I would read something that is outside of the areas in which I am presently writing. One of my upcoming projects is a new Dictionary of Literary Biography on twenty-first century British novelists for Gale Cengage Learning. I am constantly impressed and invigorated by the range and quality of contemporary writing. As an intellectual historian, I am especially interested in textual allusions and the circulation of ideas, often, but not always, through the printed text.

OB:

What defines a great book, in your opinion? Tell us about one or two books you consider to be truly great books.

TU:

In George Gissing’s The Private Papers of Henry Ryecroft (1903), the titular character suggests that a book’s greatness is defined posthumously: “For the work of man’s mind there is one test, and one alone, the judgment of generations yet unborn. If you have written a great book, the world to come will know of it.” A great book, Ryecroft reasons, is one that resonates with future readers, and it does so, perhaps, by asking challenging questions which are as pressing for us as they are for future generations.

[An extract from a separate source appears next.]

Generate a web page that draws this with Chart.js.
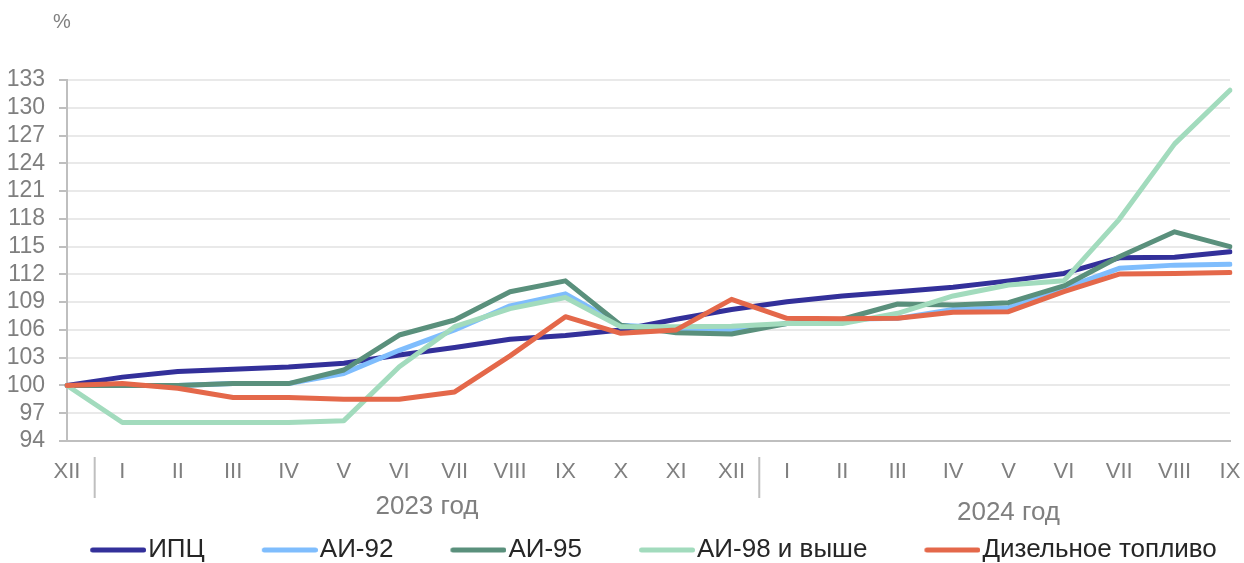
<!DOCTYPE html>
<html lang="ru">
<head>
<meta charset="utf-8">
<script src="https://cdn.jsdelivr.net/npm/chart.js@4.4.1/dist/chart.umd.min.js"></script>
<style>
    html, body { margin: 0; padding: 0; background: #ffffff; overflow: hidden; }
    #wrap { position: relative; width: 1244px; height: 563px; }
</style>
</head>
<body>
<div id="wrap"><canvas id="fuelChart"></canvas></div>
<script>
// Month labels, Dec 2022 .. Sep 2024
const months = ['XII', 'I', 'II', 'III', 'IV', 'V', 'VI', 'VII', 'VIII', 'IX', 'X', 'XI', 'XII',
                'I', 'II', 'III', 'IV', 'V', 'VI', 'VII', 'VIII', 'IX'];
const yearLabels = ['2023 год', '2024 год'];
const yTicks = [94, 97, 100, 103, 106, 109, 112, 115, 118, 121, 124, 127, 130, 133];

const cpi = [100, 100.9, 101.5, 101.75, 102.0, 102.4, 103.3, 104.1, 105.0, 105.4, 106.0, 107.15, 108.2,
             109.05, 109.67, 110.13, 110.6, 111.3, 112.1, 113.8, 113.85, 114.45];
const ai92 = [100, 100, 100, 100.2, 100.2, 101.3, 103.8, 106.0, 108.6, 109.9, 106.5, 106.17, 106.0,
              106.7, 107.15, 107.25, 108.2, 108.4, 110.5, 112.65, 113.0, 113.1];
const ai95 = [100, 100, 100, 100.2, 100.2, 101.67, 105.45, 107.07, 110.13, 111.3, 106.5, 105.7, 105.56,
              106.7, 107.15, 108.8, 108.7, 108.94, 110.75, 113.9, 116.6, 115.0];
const ai98 = [100, 96.0, 96.0, 96.0, 96.0, 96.2, 102.03, 106.35, 108.3, 109.5, 106.35, 106.35, 106.4,
              106.7, 106.7, 107.8, 109.67, 110.85, 111.3, 117.95, 126.1, 131.9];
const diesel = [100, 100.2, 99.7, 98.7, 98.7, 98.5, 98.5, 99.3, 103.2, 107.43, 105.63, 106.0, 109.3,
                107.25, 107.2, 107.25, 107.9, 107.97, 110.13, 112.04, 112.1, 112.2];

const FONT = "'Liberation Sans', Arial, sans-serif";
const GREY = '#7f7f7f';

// Legend marker: a short thick line, drawn on the right part of the image so
// that it ends just before the label text (as in the original legend)
function legendLine(color) {
    const c = document.createElement('canvas');
    c.width = 68;
    c.height = 8;
    const g = c.getContext('2d');
    g.strokeStyle = color;
    g.lineWidth = 5;
    g.lineCap = 'round';
    g.beginPath();
    g.moveTo(14.5, 4);
    g.lineTo(65.5, 4);
    g.stroke();
    return c;
}

function series(label, data, color, order) {
    return {
        label: label,
        data: data,
        borderColor: color,
        backgroundColor: color,
        borderWidth: 5,
        borderCapStyle: 'round',
        borderJoinStyle: 'round',
        pointRadius: 0,
        pointStyle: legendLine(color),
        tension: 0,
        order: order
    };
}

// Extra text: "%" unit, group separators and year captions under the month ticks
const groupPlugin = {
    id: 'groups',
    afterDraw(chart) {
        const ctx = chart.ctx;
        const x = chart.scales.x;
        const bottom = chart.chartArea.bottom;
        ctx.save();
        ctx.fillStyle = GREY;
        ctx.font = '20px ' + FONT;
        ctx.textAlign = 'center';
        ctx.textBaseline = 'middle';
        ctx.fillText('%', 62, 22);

        ctx.strokeStyle = '#bfbfbf';
        ctx.lineWidth = 2;
        [0, 12].forEach(i => {
            const sx = (x.getPixelForValue(i) + x.getPixelForValue(i + 1)) / 2;
            ctx.beginPath();
            ctx.moveTo(sx, bottom + 16);
            ctx.lineTo(sx, bottom + 57);
            ctx.stroke();
        });

        ctx.font = '26px ' + FONT;
        const c1 = (x.getPixelForValue(1) + x.getPixelForValue(12)) / 2;
        const c2 = (x.getPixelForValue(13) + x.getPixelForValue(21)) / 2;
        ctx.fillText(yearLabels[0], c1, bottom + 66);
        ctx.fillText(yearLabels[1], c2, bottom + 72);
        ctx.restore();
    }
};

const ctx = document.getElementById('fuelChart').getContext('2d');
new Chart(ctx, {
    type: 'line',
    data: {
        labels: months,
        datasets: [
            series('ИПЦ', cpi, '#33309a', 5),
            series('АИ-92', ai92, '#7fbdfd', 4),
            series('АИ-95', ai95, '#5a907c', 3),
            series('АИ-98 и выше', ai98, '#a2dbbd', 2),
            series('Дизельное топливо', diesel, '#e4684a', 1)
        ]
    },
    options: {
        responsive: true,
        maintainAspectRatio: false,
        animation: false,
        layout: {
            // negative right/bottom padding widens the legend box so it sits like the original
            padding: { top: 80, right: -62, bottom: -10, left: 0 }
        },
        plugins: {
            title: { display: false },
            tooltip: { enabled: false },
            legend: {
                position: 'bottom',
                labels: {
                    usePointStyle: true,
                    pointStyleWidth: 46,
                    boxHeight: 5,
                    padding: 56,
                    color: '#262626',
                    font: { family: FONT, size: 26 },
                    sort: (a, b) => a.datasetIndex - b.datasetIndex
                }
            }
        },
        scales: {
            x: {
                offset: false,
                afterFit: scale => {
                    scale.height = 40;
                    scale.paddingLeft = 0;
                    scale.paddingRight = 14;
                },
                grid: { display: false },
                border: { color: '#bfbfbf', width: 2 },
                ticks: {
                    color: GREY,
                    autoSkip: false,
                    maxRotation: 0,
                    padding: 10,
                    font: { family: FONT, size: 22 }
                }
            },
            y: {
                min: 94,
                max: 133,
                afterFit: scale => { scale.width = 67; },
                afterBuildTicks: scale => { scale.ticks = yTicks.map(v => ({ value: v })); },
                grid: {
                    color: '#e9e9e9',
                    lineWidth: 2,
                    tickColor: '#bfbfbf',
                    tickLength: 8
                },
                border: { color: '#bfbfbf', width: 2 },
                ticks: {
                    color: GREY,
                    autoSkip: false,
                    padding: 14,
                    font: { family: FONT, size: 23 }
                }
            }
        }
    },
    plugins: [groupPlugin]
});
</script>
</body>
</html>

One of my most vivid literary experiences of Toronto is that of the city brought together in a march down Yonge Street in Timothy Findley’s The Wars (1977). This celebration, mediated through sepia photography, is juxtaposed with scenes of the central protagonist Robert Ross’ sufferings later in the First World War. Findley hones in on the picture to show an earlier Robert: “Then you see him: Robert Ross. Standing on the sidelines with pocketed hands — feet apart and narrowed eyes. His hair falls sideways across his forehead. He wears a checkered cap and dark blue suit. He watches with a dubious expression; half admiring — half reluctant to admire.” This instance of relativistic narrative constantly reminds me of the centrality of narration to our readings of literature and history.

Other works of fiction that I greatly admire are Charles Dickens’ A Tale of Two Cities (1859), Gissing’s New Grub Street (1891), Henry James’ What Maisie Knew (1897), Virginia Woolf’s Between the Acts (1941), and Alice Munro’s Dance of the Happy Shades (1968); and non-fiction, Alexander Welsh’s The City of Dickens (1971) and Philip Horne’s Henry James and Revision (1990). Welsh’s and Horne’s close readings are both informative and enormously illuminating.

OB:

What are you working on now?

TU:

I am presently revising my dissertation on Shakespeare’s influence on the writing of James, Gissing, and Oscar Wilde. I am concurrently beginning work on a monograph about legal theory and the nineteenth-century novel and preparing the Dictionary of Literary Biography. My next major film project will be a book on the White Messiah and its persistence in Western cinema. This monograph will build on some of the ideas that I explore in my column in Film International: http://www.filmint.nu.


Tom Ue is Social Sciences and Humanities Research Council of Canada Doctoral Fellow and Canadian Centennial Scholar in the Department of English Language and Literature at University College London. Ue has taught at University College London and was a Visiting Scholar in the Department of English at Yale University, and the 2011 Cameron Hollyer Memorial Lecturer, and he has held an Everett Helm Visiting Fellowship. He has contributed essays on Thomas Hardy, Gissing, Wilde, and with John James, Sherwood Anderson and James Cameron. His work has appeared in a number of journals including the Journal of Gender Studies, The Gissing Journal and New Writing: The International Journal for the Practice and Theory of Creative Writing.